Re-newed Yinzer | Literary Arts | Pittsburgh | Pittsburgh City Paper

Re-newed Yinzer

 

 

When Scott Silsbe announced he was undertaking the transformation of The New Yinzer, a friend replied, "I've heard of The New Yinzer. But what the hell is it?"

 

 

Lots of Pittsburghers are confused about The New Yinzer's identity, says Silsbe, the new editor of the local literary enterprise. In 2002, it was founded as an online publication by University of Pittsburgh graduate student Jennifer Meccariello, and it soon expanded to become a literary journal as well as a reading series, radio show and book publisher before Meccariello pulled the plug in 2005.

 

Silsbe, a 28-year-old Detroit native and 2004 graduate of Pitt's master of fine arts program, is relaunching the online version (www.newyinzer.com) this month with fellow editors Kristofer Collins and Ellie Gumlock.

 

Part of the problem with the old New Yinzer is that it had too many definitions, says Collins, 32. "We want there to be no confusion as to what The New Yinzer is ... an online journal," he says. According to its brand-new Web site, "The New Yinzer is an online journal which questions, develops and embodies the newly emergent identity of Pittsburgh by way of literary discourse."
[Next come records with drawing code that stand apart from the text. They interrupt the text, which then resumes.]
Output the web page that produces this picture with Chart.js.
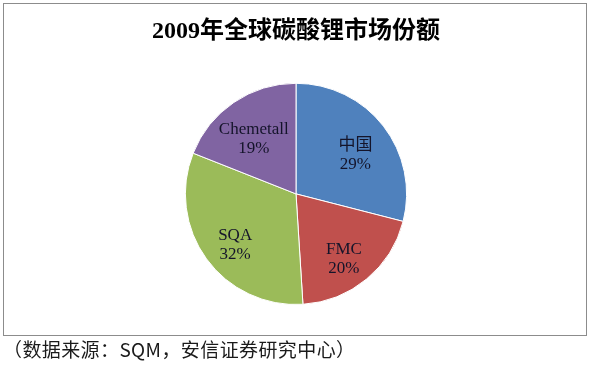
<!DOCTYPE html>
<html>
<head>
<meta charset="utf-8">
<script src="https://cdn.jsdelivr.net/npm/chart.js@4"></script>
<style>
    body{margin:0;background:#fff;}
    #wrap{position:relative;width:592px;height:365px;}
    #frame{position:absolute;left:3px;top:3px;width:584px;height:333px;border:1px solid #8c8c8c;box-sizing:border-box;}
    #chart{position:absolute;left:0;top:0;}
    #source{position:absolute;left:3px;top:336px;font-family:"Noto Sans CJK SC",sans-serif;font-size:19px;letter-spacing:0.4px;color:#1a1a1a;line-height:26px;white-space:nowrap;}
</style>
</head>
<body>
<div id="wrap">
    <div id="frame"></div>
    <canvas id="chart" width="592" height="365"></canvas>
    <div id="source">（数据来源：SQM，安信证券研究中心）</div>
</div>
<script>
// market share data, clockwise from 12 o'clock
const categories=['中国','FMC','SQA','Chemetall'];
const shares=[29,20,32,19];
const sliceColors=['#4F81BD','#C0504D','#9BBB59','#8064A2'];
const chartTitle='2009年全球碳酸锂市场份额';

// draws "name" and "xx%" inside every slice
const sliceLabels={
    id:'sliceLabels',
    afterDatasetsDraw(chart){
        const ctx=chart.ctx;
        const meta=chart.getDatasetMeta(0);
        const total=shares.reduce((a,b)=>a+b,0);
        ctx.save();
        ctx.font='17px "Liberation Serif","Noto Sans CJK SC",serif';
        ctx.fillStyle='#14142a';
        ctx.textAlign='center';
        ctx.textBaseline='middle';
        meta.data.forEach((arc,i)=>{
            const p=arc.getProps(['x','y','startAngle','endAngle','outerRadius'],true);
            const mid=(p.startAngle+p.endAngle)/2;
            const r=p.outerRadius*0.68;
            const cx=p.x+Math.cos(mid)*r;
            // excel puts the label box a bit lower than the pure radial spot
            const cy=p.y+Math.sin(mid)*r+7;
            ctx.fillText(categories[i],cx,cy-9.5);
            ctx.fillText(Math.round(shares[i]/total*100)+'%',cx,cy+9.5);
        });
        ctx.restore();
    }
};

new Chart(document.getElementById('chart').getContext('2d'),{
    type:'pie',
    data:{
        labels:categories,
        datasets:[{
            data:shares,
            backgroundColor:sliceColors,
            borderColor:'#ffffff',
            borderWidth:1
        }]
    },
    options:{
        responsive:false,
        animation:false,
        layout:{padding:{top:0,bottom:60,left:0,right:0}},
        plugins:{
            legend:{display:false},
            tooltip:{enabled:false},
            title:{
                display:true,
                text:chartTitle,
                color:'#000',
                font:{family:'"Liberation Serif","Noto Sans CJK SC",serif',size:24,weight:'bold'},
                padding:{top:17,bottom:37}
            }
        }
    },
    plugins:[sliceLabels]
});
</script>
</body>
</html>
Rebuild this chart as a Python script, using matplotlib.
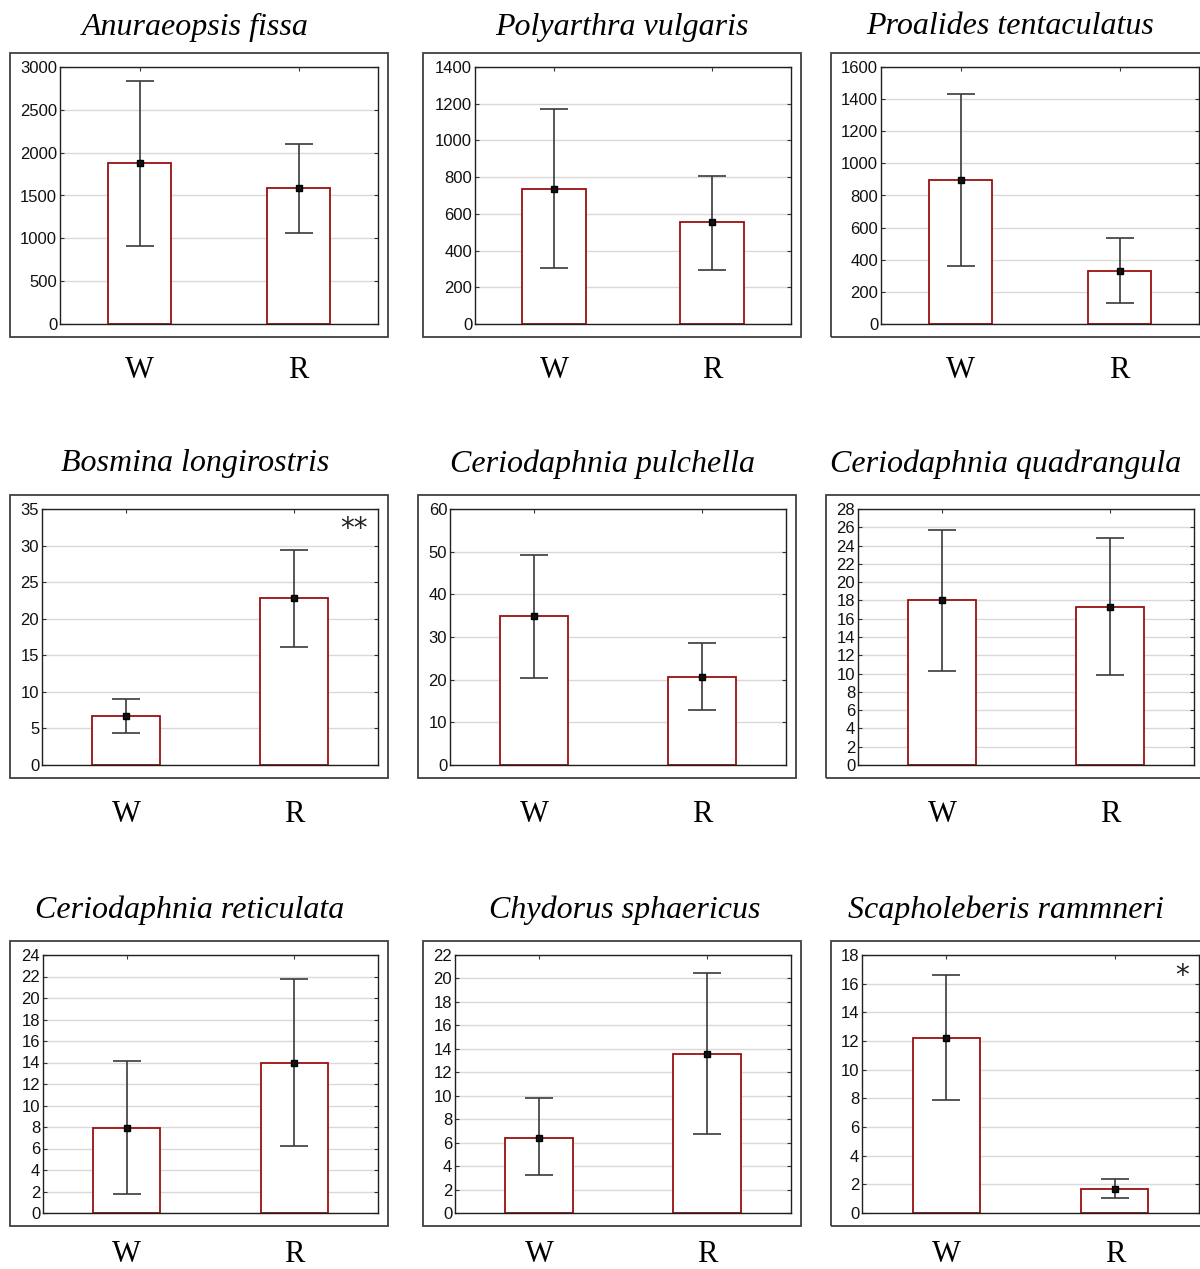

Collins, Gumlock and Silsbe say their inspiration stems from contemporary publications such as The Believer and N+1, as well as the 1940s- and 1950s-era New Yorker itself.  But even more, the editors are inspired by the city of Pittsburgh.

 

 "This city presents a real opportunity for artists at this stage in its development," says Silsbe, who by day manages the warehouse of Oakland's Caliban Books. "We all know what an 'old yinzer' is. Our magazine explores what it means to be a new yinzer ... what it means to be a young, artistically minded person in Pittsburgh ... to be here on purpose."

 

 "Pittsburgh is on a fault line [between the old and the new]," says Collins, a Highland Park native and another Caliban employee. "New yinzers are people who are going to identify and have an effect on what this city eventually becomes."

 

Still, Gumlock, a 31-year-old New Jersey native, notes that she doesn't want the content "to feel regionally bound."  Like The New Yorker, The New Yinzer is a publication based in a specific city, but featuring work about whatever subjects moves its editors and writers.

 

Appropriately enough, the New Yinzer's new issue deals heavily with identity. While its content comes mostly from its three editors, the plan is to find more writers, both staff and freelance, to contribute to each new issue.

 

Collins, who writes occasional book reviews for the Pittsburgh Post-Gazette, pens a column called "Gatsby's Bar," about all things literary.  Its name, he says, is "based on my misremembering the title of a June Carter Cash song ["Gatsby's Restaurant"], a fun little ditty about riding horses in bars."

 

Silsbe, who also contributes to the Oakland, Calif.-based The Kitchen Sink, profiles Pollock's Café, a bar in Bloomfield. Gumlock, a stay-at-home mom, contributes a thoughtful introduction to a piece by 36-year-old Pittsburgh native Tereneh Mosley, about the experience of studying fashion design in Nairobi, Kenya, as a black American. The new issue also features three poems and a short story. 

 

Eventually, say the editors of the (new) New Yinzer, they hope to expand into print media. But for now the focus is on honing the Web site. Plans call for a new online issue every two months or so. "We're on more of a five-year than a one-year plan," says Gumlock.

 

"People should know that this The New Yinzer is an opportunity," Collins says, "something to get involved with rather than just submit to."